Another myth suggests Romans saw slavery as morally wrong but economically necessary. Most Romans viewed slavery as natural, justified by war conquest or inherent inferiority. Even philosophers who preached human brotherhood rarely questioned slavery itself. Moral objections were rare and marginal.
> Did You Know? > Slave revolts terrified Romans despite being rare. The Spartacus rebellion (73-71 BCE) involved perhaps 100,000 escaped slaves and required multiple legions to suppress. Fear of servile uprising led to brutal punishments - when a slave killed a master, Roman law mandated executing all slaves in the household.

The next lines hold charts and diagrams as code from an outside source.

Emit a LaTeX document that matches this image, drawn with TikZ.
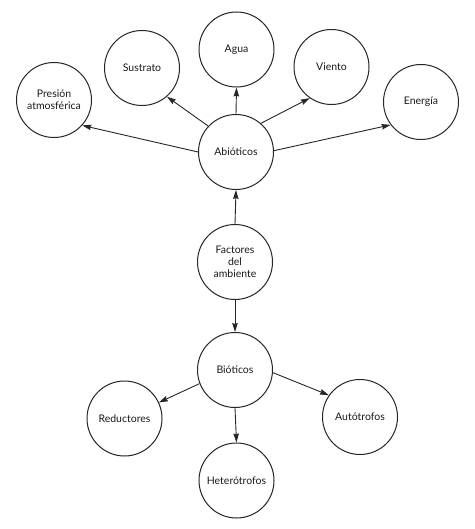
\documentclass[tikz,border=0pt]{standalone}
\usepackage{fontspec}
\setmainfont{Lato}
\usetikzlibrary{arrows.meta}
\begin{document}
\begin{tikzpicture}[x=1pt,y=-1pt,
  bubble/.style={circle,draw=black!85,line width=1pt,minimum size=75pt,inner sep=0pt,
    align=center,font=\fontsize{10.5}{12}\selectfont,text=black!90},
  link/.style={draw=black!85,line width=0.9pt,-{Stealth[length=9pt,width=5.5pt,inset=1pt]}}]
\useasboundingbox (0,0) rectangle (474,529);
\node[bubble] (pres) at (54,100) {Presión\\atmosférica};
\node[bubble] (sust) at (142,68) {Sustrato};
\node[bubble] (agua) at (236.5,49.5) {Agua};
\node[bubble] (vien) at (331.5,67) {Viento};
\node[bubble] (ener) at (421,102) {Energía};
\node[bubble] (abio) at (236,152) {Abióticos};
\node[bubble] (fact) at (235,262) {Factores\\del\\ambiente};
\node[bubble] (biot) at (235,370) {Bióticos};
\node[bubble] (redu) at (124.5,418.5) {Reductores};
\node[bubble] (auto) at (360,417) {Autótrofos};
\node[bubble] (hete) at (236.5,480.5) {Heterótrofos};
\draw[link] (abio.180) -- (pres.-42);
\draw[link] (abio.137) -- (sust.-49);
\draw[link] (abio.north) -- (agua.south);
\draw[link] (abio.49) -- (vien.-125);
\draw[link] (abio.2) -- (ener.-143);
\draw[link] (fact.north) -- (abio.south);
\draw[link] (fact.south) -- (biot.north);
\draw[link] (biot.201) -- (redu.25);
\draw[link] (biot.-4) -- (auto.145);
\draw[link] (biot.south) -- (hete.north);
\end{tikzpicture}
\end{document}
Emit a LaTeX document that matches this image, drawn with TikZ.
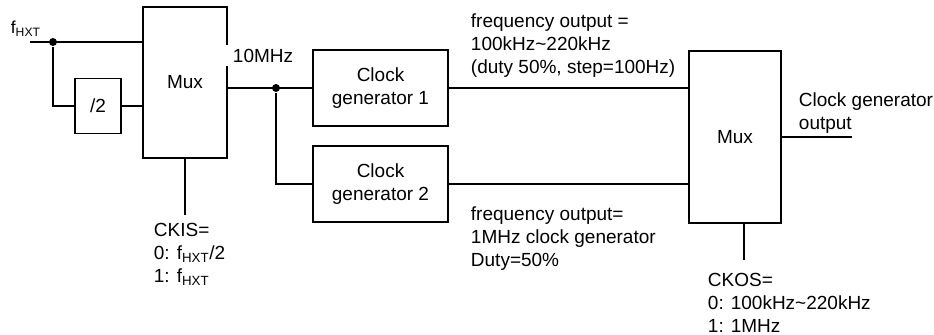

People often underestimate slavery's centrality to Roman economy and society. Estimates suggest 10-20% of the Empire's population was enslaved, higher in Italy. Every aspect of Roman life depended on slave labor - from food production to manufacturing, from domestic service to entertainment. Rome without slavery would be unrecognizable.
The assumption that Christianity ended Roman slavery is false. Christian emperors regulated but didn't abolish slavery. Churches owned slaves. Christian theology justified slavery as punishment for sin. Slavery declined due to economic changes, not moral awakening. Medieval serfdom replaced but didn't eliminate unfree labor.
Roman slavery reveals uncomfortable truths about how civilizations can normalize extreme oppression. The same society that produced Stoic philosophy and Roman law reduced millions to property. Understanding Roman slavery means confronting how economic systems shape moral blindness, how privilege depends on others' oppression, and how even cultivated societies can commit systematic injustice. The legacy challenges us to examine our own complicity in modern forms of exploitation, remembering that future generations may judge our normal as harshly as we judge Rome's peculiar institution.